При всем том, что в любой подробности он сделан профессионально, добросовестно, хотя и рационально, без выражения отношения к происходящему, что приводит к стереотипу восприятия несчастья и боли, как и  банальной театральности вместо ощущения сопричастности. Получается взгляд со стороны, как описал это классик французской литературы двадцатого века в романе «Посторонний».

В 2006 году, через двадцать лет после смерти Моисея Вайнберга прошла премьера «Пассажирки» в Московском международном Доме музыки, которым руководит Владимир Спиваков. Спектакль прошел в концертном исполнении. И думается, что для современного зрителя такая форма постановки этой оперы представляется наиболее правильной и естественной, поскольку, как доказала премьера в «Новой Опере», попытка передать содержание музыкального шедевра советского композитора прошлого века требует вдумчивого подхода и нахождения приемлемого сценического решения. Или в ином случае выходит нечто помпезное и в чем-то фальшивое по сути, при формальном соблюдении того, что написано в партитуре, но без творческого, личного и общечеловеческого прочтения ее, как документа своей эпохи, как послания в будущее, как дань памяти и история частного геройства на фоне злобы и смертельной опасности. К сожалению, подобного о нынешней столичной премьере «Пассажирки» сказать нельзя, хотя, повторим, она по-своему привлекла к себе внимание зрителей, в том числе, и селебрити, что все же не так уж важно для подлинного и долгосрочного успеха по большому счету.

P.S.

1. Приведу цитату из анонса оперы Вайнберга: «Пассажирка» Вайнберга сегодня встала в один ряд с главными произведениями искусства нашего времени, посвященного этой теме: от «Ночного портье» Лилианы Кавани до «Благоволительницы» Джанатана Литтела. И в этом ряду — оказалась одной из первых». Конец цитаты.
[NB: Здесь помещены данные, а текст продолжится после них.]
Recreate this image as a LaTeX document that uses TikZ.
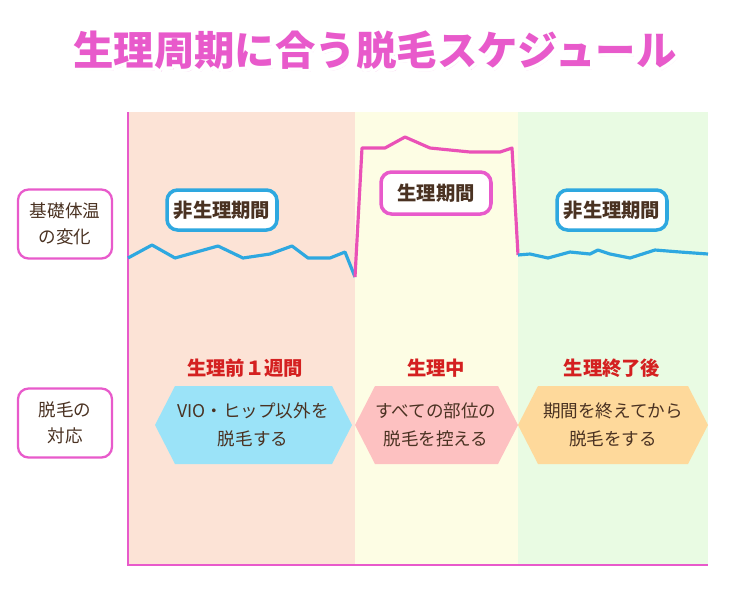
\documentclass[tikz,border=0pt]{standalone}
\usepackage{fontspec}
\setmainfont{Noto Sans CJK JP}
\usepackage{tikz}
\usetikzlibrary{positioning, calc}
\definecolor{pinkline}{HTML}{E85ACB}
\definecolor{tempblue}{HTML}{2EA8E0}
\definecolor{textbrown}{HTML}{4A3222}
\definecolor{phasered}{HTML}{D42020}
\tikzset{%
  base/.style = {rectangle, rounded corners=6pt, draw, line width=2pt, fill=white, text=textbrown, font=\bfseries\fontsize{11}{13}\selectfont, align=center},
  sidebox/.style = {base, draw=pinkline, line width=1.3pt, minimum width=1.88cm, minimum height=1.38cm, font=\fontsize{10}{15}\selectfont},
  offbox/.style = {base, draw=tempblue, minimum width=2.2cm, minimum height=0.8cm},
  onbox/.style = {base, draw=pinkline, minimum width=2.2cm, minimum height=0.84cm},
  phase/.style = {text=phasered, font=\bfseries\fontsize{11}{13}\selectfont},
  titlefont/.style = {font=\bfseries\fontsize{23}{26}\selectfont},
  hexa/.style = {draw=none, text=textbrown, align=center, font=\fontsize{10}{16}\selectfont, inner sep=0pt}
}
\newcommand{\titletext}{生理周期に合う脱毛スケジュール}
\begin{document}
\begin{tikzpicture}[x=0.02cm, y=-0.02cm]
  \useasboundingbox (0,0) rectangle (750,600);
  % background columns
  \fill[fill={rgb,255:red,252;green,227;blue,214}] (128,112) rectangle (355,565);
  \fill[fill={rgb,255:red,253;green,253;blue,228}] (355,112) rectangle (518,565);
  \fill[fill={rgb,255:red,233;green,251;blue,227}] (518,112) rectangle (708,565);
  \draw[pinkline, line width=1.5pt] (128,112) -- (128,565) -- (708,565);
  % title with white outline
  \node[titlefont, text=pinkline!25] (TitleShadow) at (377,53) {\titletext};
  \foreach \a in {0,30,...,330}
    \node[titlefont, text=white] at ($(375,50)+(\a:3.5)$) {\titletext};
  \node[titlefont, text=pinkline] (Title) at (375,50) {\titletext};
  % side labels
  \node[sidebox] (Temp) at (65,224) {基礎体温\\の変化};
  \node[sidebox] (Care) at (65,423) {脱毛の\\対応};
  % temperature curve
  \draw[tempblue, line width=1.8pt, line join=round] (128,258) -- (152,245) -- (175,258) -- (218,246) -- (243,258) -- (270,254) -- (292,246) -- (308,258) -- (330,258) -- (345,252) -- (355,277);
  \draw[pinkline!90!red, line width=1.8pt, line join=round] (355,277) -- (362,148) -- (385,148) -- (405,137) -- (430,148) -- (470,152) -- (500,152) -- (512,148) -- (518,255);
  \draw[tempblue, line width=1.8pt, line join=round] (518,255) -- (530,254) -- (548,258) -- (570,252) -- (590,254) -- (598,250) -- (610,254) -- (630,258) -- (655,250) -- (680,252) -- (708,254);
  % period boxes
  \node[offbox] (OffBefore) at (222,210) {非生理期間};
  \node[onbox] (OnPeriod) at (436,193) {生理期間};
  \node[offbox] (OffAfter) at (612,210) {非生理期間};
  % phases
  \node[phase] (PhaseBefore) at (245,368) {生理前１週間};
  \node[phase] (PhaseDuring) at (436,368) {生理中};
  \node[phase] (PhaseAfter) at (612,368) {生理終了後};
  \fill[fill={rgb,255:red,155;green,227;blue,248}] (155,425) -- (175,386) -- (332,386) -- (352,425) -- (332,464) -- (175,464) -- cycle;
  \fill[fill={rgb,255:red,253;green,193;blue,193}] (355,425) -- (375,386) -- (498,386) -- (518,425) -- (498,464) -- (375,464) -- cycle;
  \fill[fill={rgb,255:red,254;green,217;blue,155}] (518,425) -- (538,386) -- (688,386) -- (708,425) -- (688,464) -- (538,464) -- cycle;
  \node[hexa] (CareBefore) at (253,425) {VIO・ヒップ以外を\\脱毛する};
  \node[hexa] (CareDuring) at (436,425) {すべての部位の\\脱毛を控える};
  \node[hexa] (CareAfter) at (613,425) {期間を終えてから\\脱毛をする};
\end{tikzpicture}
\end{document}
Не буду обсуждать этот абзац подробно, поскольку это была бы отдельная история. Странно, на мой взгляд, сравнивать «Пассажирку» с «Ночным портье», скандальным фильмом, который я видел. Но не указывать фильмы Кислевского, венгерский фильм «Вторая жена», фильм итальянца Бениньи «Жизнь прекрасна», кинокартины немецкие, американские (одного спилберговского «Списка Шиндлера» было бы достаточно). Но ни одной из перечисленных мною картин, как и ряда других шедевров на данную тему, в связи с оперой «Пассажирка» театром не указано. И это показательно, хотя сопоставление «Пассажирки» с «Ночным портье», по тому, как сделана опера о Холокосте, правильное и соответственное, но вместе с тем ужасное и несколько странное.
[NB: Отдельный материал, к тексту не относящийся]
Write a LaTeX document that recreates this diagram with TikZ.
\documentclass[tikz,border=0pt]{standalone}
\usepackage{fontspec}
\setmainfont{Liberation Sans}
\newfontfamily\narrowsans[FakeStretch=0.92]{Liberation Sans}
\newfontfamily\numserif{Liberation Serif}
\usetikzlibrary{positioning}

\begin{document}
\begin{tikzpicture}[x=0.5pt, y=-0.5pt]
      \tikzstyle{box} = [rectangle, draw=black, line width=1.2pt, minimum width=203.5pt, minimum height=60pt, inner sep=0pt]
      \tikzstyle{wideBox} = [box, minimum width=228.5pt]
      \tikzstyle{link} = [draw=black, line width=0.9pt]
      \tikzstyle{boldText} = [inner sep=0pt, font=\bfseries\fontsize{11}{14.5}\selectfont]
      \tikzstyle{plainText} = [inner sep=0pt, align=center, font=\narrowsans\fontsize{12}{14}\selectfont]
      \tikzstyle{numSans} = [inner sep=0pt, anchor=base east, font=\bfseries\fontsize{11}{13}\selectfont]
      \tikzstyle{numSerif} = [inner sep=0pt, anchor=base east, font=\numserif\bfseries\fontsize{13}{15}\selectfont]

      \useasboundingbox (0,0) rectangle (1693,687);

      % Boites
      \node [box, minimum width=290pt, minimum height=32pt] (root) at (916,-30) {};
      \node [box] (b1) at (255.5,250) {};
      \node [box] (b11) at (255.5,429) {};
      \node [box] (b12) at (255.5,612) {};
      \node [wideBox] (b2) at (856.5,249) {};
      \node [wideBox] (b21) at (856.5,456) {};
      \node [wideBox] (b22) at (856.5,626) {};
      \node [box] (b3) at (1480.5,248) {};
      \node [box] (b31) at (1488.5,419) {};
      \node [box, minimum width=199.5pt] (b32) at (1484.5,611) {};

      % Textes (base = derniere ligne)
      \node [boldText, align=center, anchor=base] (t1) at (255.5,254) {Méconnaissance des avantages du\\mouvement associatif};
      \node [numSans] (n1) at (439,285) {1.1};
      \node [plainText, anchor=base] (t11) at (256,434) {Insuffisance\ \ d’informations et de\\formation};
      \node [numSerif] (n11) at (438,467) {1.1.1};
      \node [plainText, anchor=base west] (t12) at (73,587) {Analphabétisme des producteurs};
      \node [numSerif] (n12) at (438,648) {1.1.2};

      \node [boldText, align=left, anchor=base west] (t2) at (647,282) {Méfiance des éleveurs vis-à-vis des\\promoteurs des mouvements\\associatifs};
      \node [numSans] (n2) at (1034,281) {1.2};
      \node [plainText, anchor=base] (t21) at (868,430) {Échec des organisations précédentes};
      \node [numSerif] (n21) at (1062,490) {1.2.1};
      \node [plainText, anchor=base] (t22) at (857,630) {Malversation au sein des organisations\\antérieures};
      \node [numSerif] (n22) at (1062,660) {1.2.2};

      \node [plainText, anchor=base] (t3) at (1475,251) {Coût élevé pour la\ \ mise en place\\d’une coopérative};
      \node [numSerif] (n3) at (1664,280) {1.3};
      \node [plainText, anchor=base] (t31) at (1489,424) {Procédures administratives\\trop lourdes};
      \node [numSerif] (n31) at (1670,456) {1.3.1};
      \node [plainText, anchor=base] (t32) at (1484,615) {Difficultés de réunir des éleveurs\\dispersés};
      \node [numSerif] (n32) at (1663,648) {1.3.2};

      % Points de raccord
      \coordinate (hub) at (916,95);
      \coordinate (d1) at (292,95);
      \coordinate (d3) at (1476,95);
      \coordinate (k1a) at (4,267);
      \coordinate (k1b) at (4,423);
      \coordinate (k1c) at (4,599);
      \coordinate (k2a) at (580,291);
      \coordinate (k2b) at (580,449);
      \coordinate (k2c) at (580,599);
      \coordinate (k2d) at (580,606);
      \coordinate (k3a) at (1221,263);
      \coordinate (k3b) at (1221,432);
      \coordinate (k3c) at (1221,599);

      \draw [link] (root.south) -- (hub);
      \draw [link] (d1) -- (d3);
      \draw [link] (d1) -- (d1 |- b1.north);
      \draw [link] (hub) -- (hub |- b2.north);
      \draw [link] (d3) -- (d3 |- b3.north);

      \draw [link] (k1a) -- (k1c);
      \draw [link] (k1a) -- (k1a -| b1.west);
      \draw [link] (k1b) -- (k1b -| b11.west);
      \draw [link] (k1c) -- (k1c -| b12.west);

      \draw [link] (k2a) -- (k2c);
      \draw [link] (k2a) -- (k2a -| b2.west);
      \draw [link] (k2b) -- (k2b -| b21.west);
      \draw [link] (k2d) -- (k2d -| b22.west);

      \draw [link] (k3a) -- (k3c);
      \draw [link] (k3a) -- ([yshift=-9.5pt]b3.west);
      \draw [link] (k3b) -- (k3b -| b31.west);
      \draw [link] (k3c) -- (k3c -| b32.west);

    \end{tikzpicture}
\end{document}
2. В нашей семье говорили на идише, поэтому в школе, учась в классе с немецким языком, не испытывал проблем с уроками. Язык казался мне понятным и легким. И потому до того, как над сценой в спектакле «Пассажирка» появлялись субтитры с переводом текста музыкальных номеров, понимал многое и без них. Став старше, не мог слушать пение на немецком языке, в вагнеровских, скажем так, операх. И это осталось до наших дней, как отношение к немецкому языку в его звучании в музыкальном театре. Генетическая память тут срабатывает, воспоминание о местечке, из которого родом семья моей матери, благословенна память всех ее членов, евреи, жители которого, как и в других украинских местечках, в иных местах СССР и стран Европы, были уничтожены. Несомненно, поэтому у меня лично особенно требовательное восприятие того, что делается в рамках рассказа о Холокосте. В том числе, и на примере того спектакля, о котором шла речь в моем тексте.